For Nigeria, these cases serve as grim indicators that the system isn’t just failing, but that in some instances, it is actively harming those it’s meant to protect. Laws like the Medical and Dental Practitioners Act outline standards for care, yet lapses in professionalism and empathy are all too frequent. Despite the Hippocratic Oath, stories of malpractice and negligence continue, leaving countless families devastated.

The rules of conduct are clear: prompt patient care, accurate diagnoses, informed consent, and meticulous monitoring are all mandated. And yet, families like the Ogonos are left with only heartbreak and the sense that, somewhere along the line, human life has taken a backseat to procedural red tape and bureaucratic indifference.

For Mr. Ogono, the fight does not end with his son’s burial. His demand for justice, an overhaul of the healthcare sector, a refund of the money UBTH failed to use to save his son, and accountability for those who failed is a clarion call for all Nigerians.
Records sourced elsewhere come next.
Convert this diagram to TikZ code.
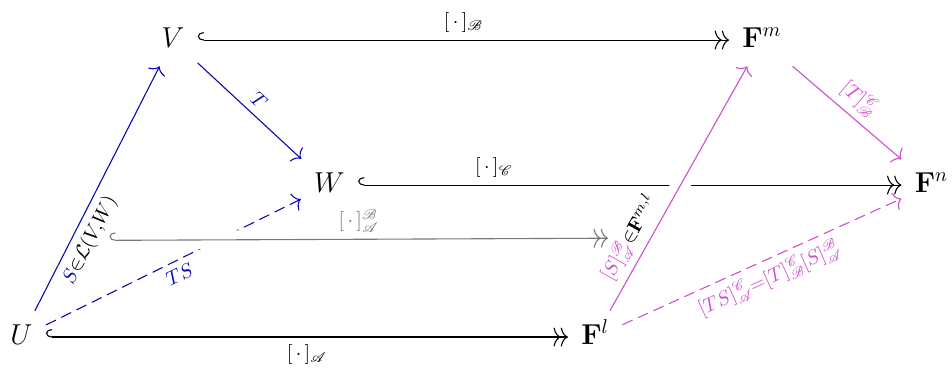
\documentclass[tikz,border=0pt]{standalone}
\usepackage{amsmath,amssymb}
\usepackage{mathrsfs}
\usepackage{tikz}
\usetikzlibrary{arrows.meta}
\definecolor{linblue}{RGB}{10,10,175}
\definecolor{matpink}{RGB}{205,80,205}
\definecolor{crdgray}{RGB}{120,120,120}
\tikzset{
  obj/.style={inner sep=6.5pt, text height=10pt, text depth=2.8pt},
  emb/.style={draw=black, line width=0.55pt,
    {Hooks[right,length=3pt,width=8pt]}-{To[length=3.6pt,width=9.5pt]To[length=3.6pt,width=9.5pt]}},
  crd/.style={draw=crdgray, line width=0.55pt,
    {Hooks[right,length=3pt,width=8pt]}-{To[length=3.6pt,width=9.5pt]To[length=3.6pt,width=9.5pt]}},
  lin/.style={draw=linblue, line width=0.55pt, -{To[length=3.6pt,width=9.5pt]}},
  mat/.style={draw=matpink, line width=0.55pt, -{To[length=3.6pt,width=9.5pt]}},
  dsh/.style={dash pattern=on 5.5pt off 3pt},
  xover/.style={preaction={draw=white, arrows=-, line width=9.4pt}},
  lbl/.style={midway},
}

\begin{document}
\begin{tikzpicture}[font=\Large]
  \useasboundingbox (0,0) rectangle (16.73,6.485);
  % vector spaces
  \node[obj] (V)  at (3.04,5.781)  {$V$};
  \node[obj] (Fm) at (13.39,5.781) {$\mathbf{F}^m$};
  \node[obj] (W)  at (5.79,3.233)  {$W$};
  \node[obj] (Fn) at (16.37,3.233) {$\mathbf{F}^n$};
  \node[obj] (U)  at (0.378,0.562) {$U$};
  \node[obj] (Fl) at (10.46,0.562) {$\mathbf{F}^l$};
  % coordinate maps
  \draw[emb] (V) -- (Fm) node[lbl, above] {$\scriptstyle[\,\cdot\,]_{\mathscr{B}}$};
  \draw[emb] (W) -- (Fn) node[lbl, above, pos=0.25] {$\scriptstyle[\,\cdot\,]_{\mathscr{C}}$};
  \draw[emb] (U) -- (Fl) node[lbl, below] {$\scriptstyle[\,\cdot\,]_{\mathscr{A}}$};
  % linear maps
  \draw[lin] (U) -- (V) node[lbl, sloped, below, pos=0.32] (lS)
    {$\scriptstyle{\color{linblue}S}\in\mathcal{L}(V,W)$};
  \draw[lin] (V) -- (W) node[lbl, sloped, above, text=linblue] {$\scriptstyle T$};
  \draw[lin, dsh] (U) -- (W) node[lbl, sloped, below, text=linblue] {$\scriptstyle TS$};
  % matrices
  \draw[mat, xover] (Fl) -- (Fm) node[lbl, sloped, above, pos=0.26] (lM)
    {$\scriptstyle{\color{matpink}[S]^{\mathscr{B}}_{\mathscr{A}}}\in\mathbf{F}^{m,l}$};
  \draw[crd, xover] (lS) -- (lM) node[lbl, above, text=crdgray] {$\scriptstyle[\,\cdot\,]^{\mathscr{B}}_{\mathscr{A}}$};
  \draw[mat] (Fm) -- (Fn) node[lbl, sloped, above, text=matpink] {$\scriptstyle[T]^{\mathscr{C}}_{\mathscr{B}}$};
  \draw[mat, dsh] (Fl) -- (Fn) node[lbl, sloped, below, text=matpink]
    {$\scriptstyle[TS]^{\mathscr{C}}_{\mathscr{A}}=[T]^{\mathscr{C}}_{\mathscr{B}}[S]^{\mathscr{B}}_{\mathscr{A}}$};
\end{tikzpicture}
\end{document}
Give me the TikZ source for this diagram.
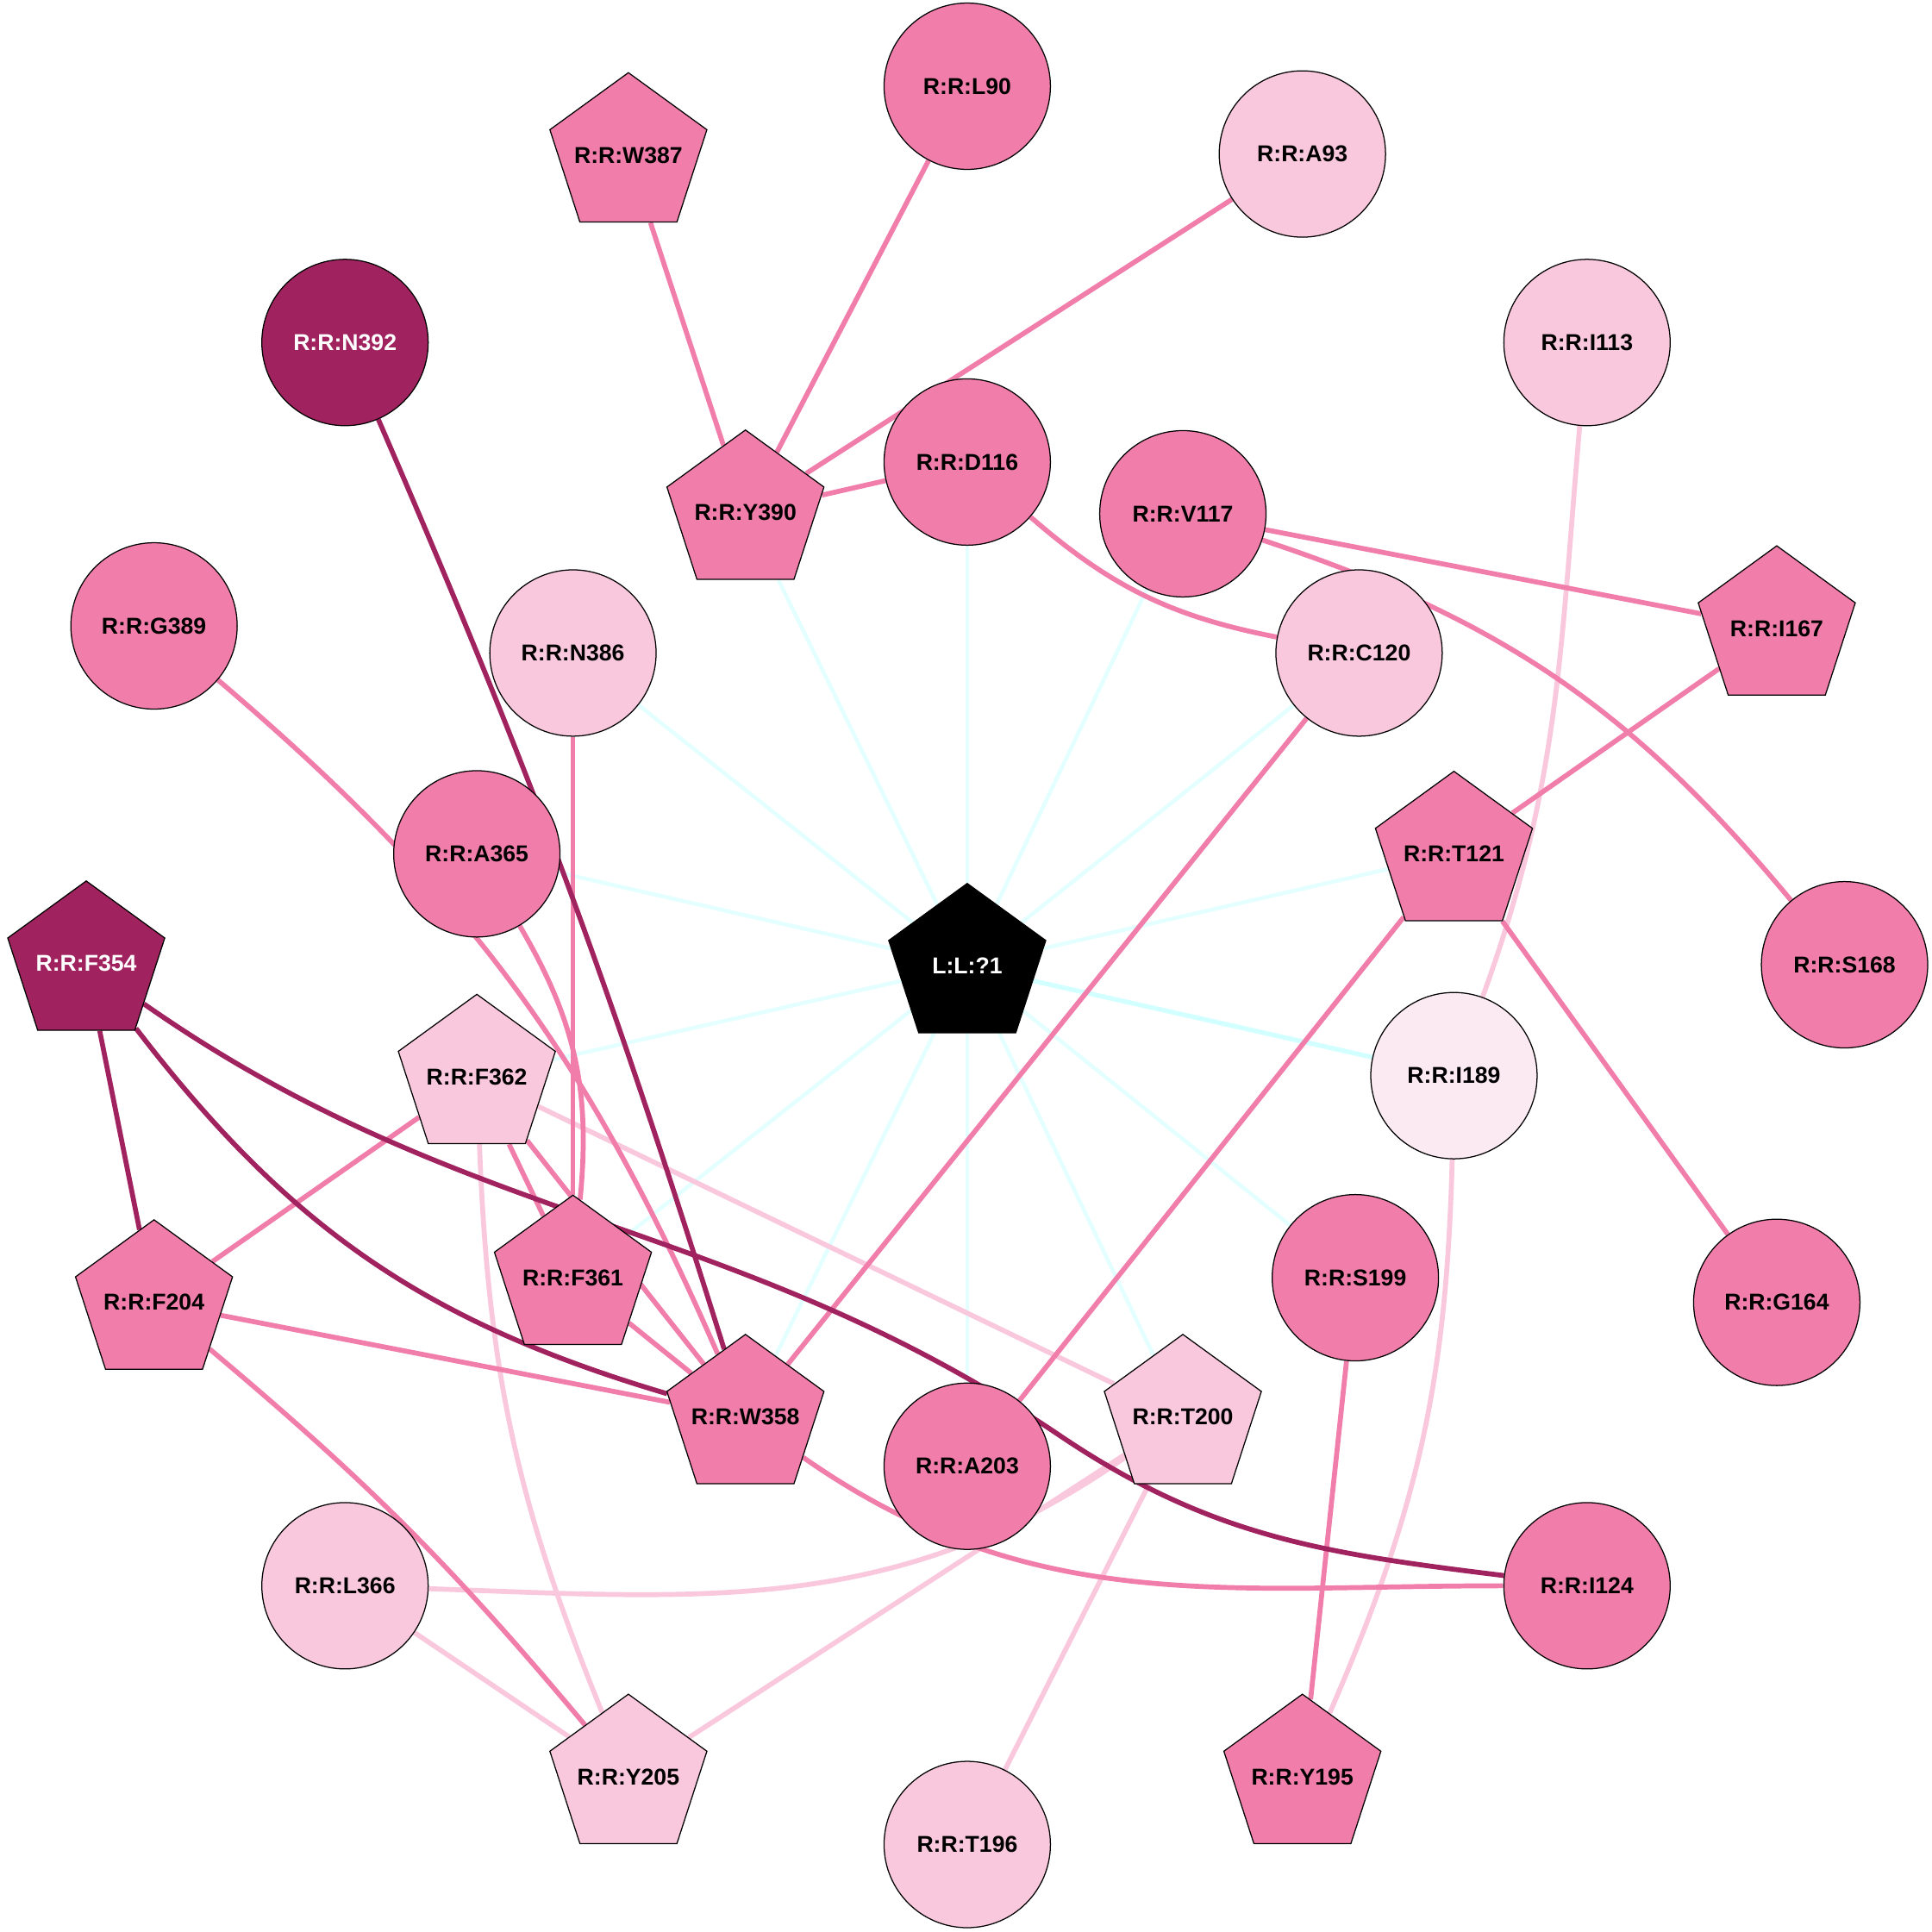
\documentclass[tikz,border=0pt]{standalone}
\usepackage{fontspec}
\setmainfont{Liberation Sans}
\usetikzlibrary{shapes.geometric,backgrounds}
\definecolor{pmid}{RGB}{240,125,170}
\definecolor{plight}{RGB}{249,200,221}
\definecolor{ppale}{RGB}{251,234,242}
\definecolor{pdark}{RGB}{160,34,94}
\definecolor{cyanedge}{RGB}{228,255,255}
\definecolor{cyanstrong}{RGB}{210,255,255}
\newcommand{\ptext}[1]{\makebox[0pt]{#1}}
\tikzset{
  res/.style={draw=black, line width=0.5pt, inner sep=0pt, font=\bfseries\fontsize{10.6}{12}\selectfont},
  rcirc/.style={res, circle, minimum size=27mm},
  rpent/.style={res, regular polygon, regular polygon sides=5, minimum size=26.8mm},
  fmid/.style={fill=pmid}, flight/.style={fill=plight},
  fpale/.style={fill=ppale}, fdark/.style={fill=pdark, text=white},
  eLig/.style={cyanedge, line width=0.65mm},
  eMid/.style={pmid, line width=0.8mm},
  eDark/.style={pdark, line width=0.8mm},
  eLight/.style={plight, line width=0.8mm}
}
\begin{document}
\begin{tikzpicture}[x=0.2mm, y=0.2mm]
    \useasboundingbox (0,0) rectangle (1568,1568);
    % ligand
    \node[rpent, fill=black, text=white] (lig) at (785,784) {\ptext{L:L:?1}};
    % pentagons
    \node[rpent, fmid] (W387) at (510,1442) {\ptext{R:R:W387}};
    \node[rpent, fmid] (Y390) at (605,1152) {\ptext{R:R:Y390}};
    \node[rpent, fmid] (I167) at (1442,1058) {\ptext{R:R:I167}};
    \node[rpent, fmid] (T121) at (1180,875) {\ptext{R:R:T121}};
    \node[rpent, fdark] (F354) at (70,786) {\ptext{R:R:F354}};
    \node[rpent, flight] (F362) at (387,694) {\ptext{R:R:F362}};
    \node[rpent, fmid] (F361) at (465,531) {\ptext{R:R:F361}};
    \node[rpent, fmid] (F204) at (125,511) {\ptext{R:R:F204}};
    \node[rpent, fmid] (W358) at (605,418) {\ptext{R:R:W358}};
    \node[rpent, flight] (T200) at (960,418) {\ptext{R:R:T200}};
    \node[rpent, flight] (Y205) at (510,126) {\ptext{R:R:Y205}};
    \node[rpent, fmid] (Y195) at (1057,126) {\ptext{R:R:Y195}};
    % circles
    \node[rcirc, fmid] (L90) at (785,1498) {R:R:L90};
    \node[rcirc, flight] (A93) at (1057,1443) {R:R:A93};
    \node[rcirc, fdark] (N392) at (280,1290) {R:R:N392};
    \node[rcirc, flight] (I113) at (1288,1290) {R:R:I113};
    \node[rcirc, fmid] (D116) at (785,1193) {R:R:D116};
    \node[rcirc, fmid] (V117) at (960,1151) {R:R:V117};
    \node[rcirc, fmid] (G389) at (125,1060) {R:R:G389};
    \node[rcirc, flight] (N386) at (465,1038) {R:R:N386};
    \node[rcirc, flight] (C120) at (1103,1038) {R:R:C120};
    \node[rcirc, fmid] (A365) at (387,875) {R:R:A365};
    \node[rcirc, fmid] (S168) at (1497,785) {R:R:S168};
    \node[rcirc, fpale] (I189) at (1180,695) {R:R:I189};
    \node[rcirc, fmid] (S199) at (1100,531) {R:R:S199};
    \node[rcirc, fmid] (G164) at (1442,511) {R:R:G164};
    \node[rcirc, fmid] (A203) at (785,378) {R:R:A203};
    \node[rcirc, flight] (L366) at (280,281) {R:R:L366};
    \node[rcirc, fmid] (I124) at (1288,281) {R:R:I124};
    \node[rcirc, flight] (T196) at (785,71) {R:R:T196};
    \coordinate (k1) at (860,403);

    \begin{scope}[on background layer]
    % ligand contacts
    \foreach \r in {Y390,D116,V117,C120,N386,A365,T121,F362,F361,W358,A203,T200,S199}
        \draw[eLig] (lig) -- (\r);
    \draw[eLig, cyanstrong, line width=0.75mm] (lig) -- (I189);
    % light
    \draw[eLight] (I113) to[out=-95, in=70] (I189);
    \draw[eLight] (I189) to[bend left=11] (Y195);
    \draw[eLight] (F362) to[bend right=10] (Y205);
    \draw[eLight] (F362) -- (T200);
    \draw[eLight] (L366) to[out=-2, in=-145] (T200);
    \draw[eLight] (L366) -- (Y205);
    \draw[eLight] (Y205) -- (T200);
    \draw[eLight] (T200) -- (T196);
    % mid
    \draw[eMid] (W387) -- (Y390);
    \draw[eMid] (L90) -- (Y390);
    \draw[eMid] (A93) -- (Y390);
    \draw[eMid] (Y390) -- (D116);
    \draw[eMid] (D116) to[bend right=15] (C120);
    \draw[eMid] (V117) -- (I167);
    \draw[eMid] (V117) to[bend left=16] (S168);
    \draw[eMid] (I167) -- (T121);
    \draw[eMid] (T121) -- (G164);
    \draw[eMid] (T121) -- (A203);
    \draw[eMid] (C120) -- (W358);
    \draw[eMid] (G389) to[bend left=13] (W358);
    \draw[eMid] (N386) -- (F361);
    \draw[eMid] (A365) to[bend left=18] (F361);
    \draw[eMid] (F362) -- (F361);
    \draw[eMid] (F362) -- (W358);
    \draw[eMid] (F362) -- (F204);
    \draw[eMid] (F361) -- (W358);
    \draw[eMid] (F204) -- (W358);
    \draw[eMid] (F204) to[bend left=5] (Y205);
    \draw[eMid] (W358) to[out=-35, in=180] (I124);
    \draw[eMid] (S199) -- (Y195);
    % dark
    \draw[eDark] (N392) to[bend left=3] (W358);
    \draw[eDark] (F354) -- (F204);
    \draw[eDark] (F354) to[bend right=18] (W358);
    \draw[eDark] (F354) to[out=-35, in=146] (k1) to[out=-34, in=173] (I124);
    \end{scope}
\end{tikzpicture}
\end{document}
The message is unmistakable: let Nigeria’s health system finally deliver on its promise to protect its people. Not for headlines or political pledges, but for the simple, sacred duty of preserving life.

To underscore this point, we turn to the sobering words of former Chairman of the Committee of Chief Medical Directors of Federal Tertiary Hospitals in Nigeria, Dr. Thomas Agan who boldly states that over 90% of deaths in Nigerian hospitals stem from the troubling attitudes of healthcare workers.

“Until healthcare providers recognise that the patients they serve could just as easily be their own family members, spouses, siblings, or children, nothing will truly change,” he warns.

It’s time for a wake-up call, one that we cannot afford to ignore any longer.